|
Woo-hoo, SMACK TALK!! And here we thought this whole week would be a full-on snoozer, when MacMinute comes to the rescue with a link to an interview in the Edmonton Journal. An interview with whom, you ask (being the sticklers for grammar that you are)? An interview with Pat "Call Me 'Borg'" Gelsinger, Intel's senior veep and chief technology officer, we answer. And normally we'd find an interview with some Intel dweeb about as interesting as an extensive treatise on the subtle art of fish stick arrangement, but this time we were lucky enough for him to have badmouthed Steve Jobs. Thank heavens. Seriously, you don't know how close we were to trying to write something about the Irish iPod shortage. Dodged a bullet there.
So here's the scoop: following all sorts of stunningly interesting insights about how "there is no longer any innovation ahead of us" (well, maybe not from your company, bubelah), how "we have to make technology more transparent and visible" (does anyone else see a problem with that?), and how "if technology can do it we will embrace it, even if it means eating our own children" (ladies and gentlemen, we have an admission of familial cannibalism here!), Pat goes for the smackdown: "I think Steve Jobs has made the wrong CPU choice for 20 years, he just added a few more years to the life of his bad decisions." Mmmm, do we taste fear, everybody? When asked what Intel chips have to offer for Apple, Pat ever-so-eloquently replies, "Our chips would help Apple could find ways to open up more applications for themselves." (Apparently the editor was using a Wintel or something.)
Now, despite the sheer stupidity of publicly stating that the Almighty Steve has been making wrong decisions for 20 years (a move that will surely culminate in Pat's "accidental" demise when an unidentified Gulfstream Jet rains a payload of flaming 286s on top of him as he snoozes in his backyard hammock one day), we have to admit that Pat may have a valid point.

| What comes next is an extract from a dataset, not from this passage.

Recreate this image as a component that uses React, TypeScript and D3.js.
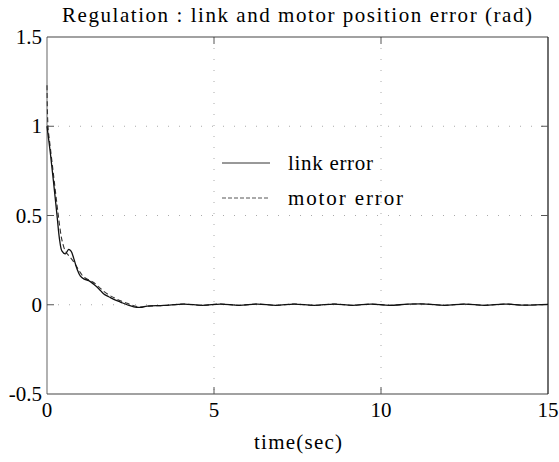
import { useEffect, useRef } from 'react';
import * as d3 from 'd3';

const linkTime = [0, 0.1, 0.2, 0.3, 0.38, 0.45, 0.55, 0.65, 0.72, 0.8, 0.9, 1.0, 1.1, 1.25, 1.4, 1.55, 1.7, 1.85, 2.0, 2.2, 2.4, 2.6, 2.8, 3.0, 3.5, 4.1, 4.65, 5.2, 5.75, 6.3, 6.85, 7.4, 8.0, 8.6, 9.15, 9.7, 10.25, 10.8, 11.35, 11.9, 12.5, 13.1, 13.7, 14.3, 15];
const linkErr = [1.0, 0.85, 0.68, 0.5, 0.36, 0.3, 0.285, 0.31, 0.30, 0.26, 0.2, 0.16, 0.145, 0.135, 0.115, 0.09, 0.06, 0.045, 0.03, 0.015, 0.0, -0.012, -0.015, -0.008, -0.004, 0.004, -0.003, 0.004, -0.003, 0.004, -0.003, 0.004, -0.003, 0.004, -0.003, 0.004, -0.003, 0.003, 0.004, -0.003, 0.004, -0.003, 0.004, -0.002, 0.002];

const motorTime = [0, 0.03, 0.1, 0.2, 0.3, 0.38, 0.45, 0.55, 0.65, 0.72, 0.8, 0.9, 1.0, 1.1, 1.25, 1.4, 1.55, 1.7, 1.85, 2.0, 2.2, 2.4, 2.6, 2.8, 3.0, 3.5, 4.1, 4.65, 5.2, 5.75, 6.3, 6.85, 7.4, 8.0, 8.6, 9.15, 9.7, 10.25, 10.8, 11.35, 11.9, 12.5, 13.1, 13.7, 14.3, 15];
const motorErr = [1.23, 1.0, 0.88, 0.72, 0.56, 0.44, 0.36, 0.3, 0.275, 0.26, 0.24, 0.21, 0.18, 0.155, 0.14, 0.125, 0.1, 0.075, 0.055, 0.04, 0.022, 0.008, -0.006, -0.012, -0.008, -0.004, 0.004, -0.003, 0.004, -0.003, 0.004, -0.003, 0.004, -0.003, 0.004, -0.003, 0.004, -0.003, 0.003, 0.004, -0.003, 0.004, -0.003, 0.004, -0.002, 0.002];

const xTicks = [0, 5, 10, 15];
const yTicks = [-0.5, 0, 0.5, 1, 1.5];
const yTickLabels = ['-0.5', '0', '0.5', '1', '1.5'];

const W = 559;
const H = 462;

export default function App() {
  const svgRef = useRef<SVGSVGElement>(null);

  useEffect(() => {
    if (!svgRef.current) return;
    const svg = d3.select(svgRef.current);
    svg.selectAll('*').remove();

    const left = 47, right = 548, top = 37, bottom = 394;
    const font = '"Times New Roman", Times, "Liberation Serif", "DejaVu Serif", serif';

    const x = d3.scaleLinear().domain([0, 15]).range([left, right]);
    const y = d3.scaleLinear().domain([-0.5, 1.5]).range([bottom, top]);

    svg.append('rect').attr('width', W).attr('height', H).attr('fill', '#fff');

    // grid (sparse dots)
    const grid = svg.append('g').attr('stroke', '#aaa').attr('stroke-width', 1).attr('stroke-dasharray', '1,10');
    [0, 0.5, 1].forEach(v => {
      grid.append('line').attr('x1', left).attr('x2', right).attr('y1', y(v)).attr('y2', y(v));
    });
    [5, 10].forEach(v => {
      grid.append('line').attr('x1', x(v)).attr('x2', x(v)).attr('y1', top).attr('y2', bottom);
    });

    // frame
    svg.append('line').attr('x1', left).attr('x2', left).attr('y1', top).attr('y2', bottom).attr('stroke', '#888').attr('stroke-width', 1.3);
    svg.append('line').attr('x1', left).attr('x2', right).attr('y1', bottom).attr('y2', bottom).attr('stroke', '#444').attr('stroke-width', 1.2);
    svg.append('line').attr('x1', left).attr('x2', right).attr('y1', top).attr('y2', top).attr('stroke', '#444').attr('stroke-width', 1.2);
    svg.append('line').attr('x1', right).attr('x2', right).attr('y1', top).attr('y2', bottom).attr('stroke', '#222').attr('stroke-width', 1.3);

    // inner ticks
    const tk = svg.append('g').attr('stroke', '#555').attr('stroke-width', 1);
    xTicks.slice(1, -1).forEach(v => {
      tk.append('line').attr('x1', x(v)).attr('x2', x(v)).attr('y1', bottom).attr('y2', bottom - 7);
      tk.append('line').attr('x1', x(v)).attr('x2', x(v)).attr('y1', top).attr('y2', top + 7);
    });
    yTicks.slice(1, -1).forEach(v => {
      tk.append('line').attr('x1', left).attr('x2', left + 7).attr('y1', y(v)).attr('y2', y(v));
      tk.append('line').attr('x1', right).attr('x2', right - 7).attr('y1', y(v)).attr('y2', y(v));
    });

    // tick labels
    svg.append('g').selectAll('text').data(xTicks).enter().append('text')
      .attr('x', d => x(d)).attr('y', bottom + 23)
      .attr('text-anchor', 'middle').style('font-family', font).attr('font-size', 21)
      .text(d => String(d));
    svg.append('g').selectAll('text').data(yTicks).enter().append('text')
      .attr('x', left - 5).attr('y', d => y(d) + 7)
      .attr('text-anchor', 'end').style('font-family', font).attr('font-size', 21)
      .text((d, i) => yTickLabels[i]);

    // title + x label
    svg.append('text').attr('x', 297).attr('y', 22).attr('text-anchor', 'middle')
      .style('font-family', font).attr('font-size', 21).attr('textLength', 470).attr('lengthAdjust', 'spacing')
      .text('Regulation : link and motor position error (rad)');
    svg.append('text').attr('x', 298).attr('y', 449).attr('text-anchor', 'middle')
      .style('font-family', font).attr('font-size', 21).attr('textLength', 88).attr('lengthAdjust', 'spacing')
      .text('time(sec)');

    // curves
    const line = d3.line<[number, number]>().x(d => x(d[0])).y(d => y(d[1])).curve(d3.curveCatmullRom);
    const motorPts = motorTime.map((t, i) => [t, motorErr[i]] as [number, number]);
    const linkPts = linkTime.map((t, i) => [t, linkErr[i]] as [number, number]);
    svg.append('path').attr('d', line(motorPts)).attr('fill', 'none').attr('stroke', '#333')
      .attr('stroke-width', 1.1).attr('stroke-dasharray', '5,3');
    svg.append('path').attr('d', line(linkPts)).attr('fill', 'none').attr('stroke', '#111')
      .attr('stroke-width', 1.3);

    // legend
    const lg = svg.append('g');
    lg.append('line').attr('x1', 222).attr('x2', 270).attr('y1', 163).attr('y2', 163).attr('stroke', '#333').attr('stroke-width', 1);
    lg.append('line').attr('x1', 222).attr('x2', 270).attr('y1', 198).attr('y2', 198).attr('stroke', '#555').attr('stroke-width', 1).attr('stroke-dasharray', '4,2');
    lg.append('text').attr('x', 288).attr('y', 170).style('font-family', font).attr('font-size', 21)
      .attr('textLength', 85).attr('lengthAdjust', 'spacing').text('link error');
    lg.append('text').attr('x', 288).attr('y', 205).style('font-family', font).attr('font-size', 21)
      .attr('textLength', 115).attr('lengthAdjust', 'spacing').text('motor error');
  }, []);

  return (
    <svg ref={svgRef} width={W} height={H} style={{ position: 'absolute', left: 0, top: 0 }} />
  );
}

Looking back, even if the PowerPC had consistently trumped Intel's offerings, Apple may possibly have benefited more by using the same processors as the rest of the industry; at the very least Macs would always have maintained raw performance parity with the Wintels against which it competed, and then it could have won on basis of the overall user experience. The switch from the 680x0 to the PowerPC would have been a reasonable time to switch to x86 instead, since all legacy code had to run in emulation anyway. Today we wouldn't have spent the last five years moaning about Intel's performance lead (real or imagined), and persuading Wintel users to switch would be much easier, since running Windows applications on an x86 Mac with little to no speed hit would be cake. (Whether or not such a thing might have torpedoed the Mac software industry is a whole 'nother kettle of creamed corn.)
We're not saying that the man's right (we value our living, breathing, flaming-286less existence), but it does make for an interesting "What if?" scenario. Of course, hindsight's 20-20, and if Apple were stuck with Intel today we'd be looking at a freakin' Itanium for 64-bit performance, which is a frightening enough thought to keep us screaming well into next year, so personally we're plenty happy with the PowerPC architecture, thank you very much. Oh, and Pat-- when you die, can we have your stereo?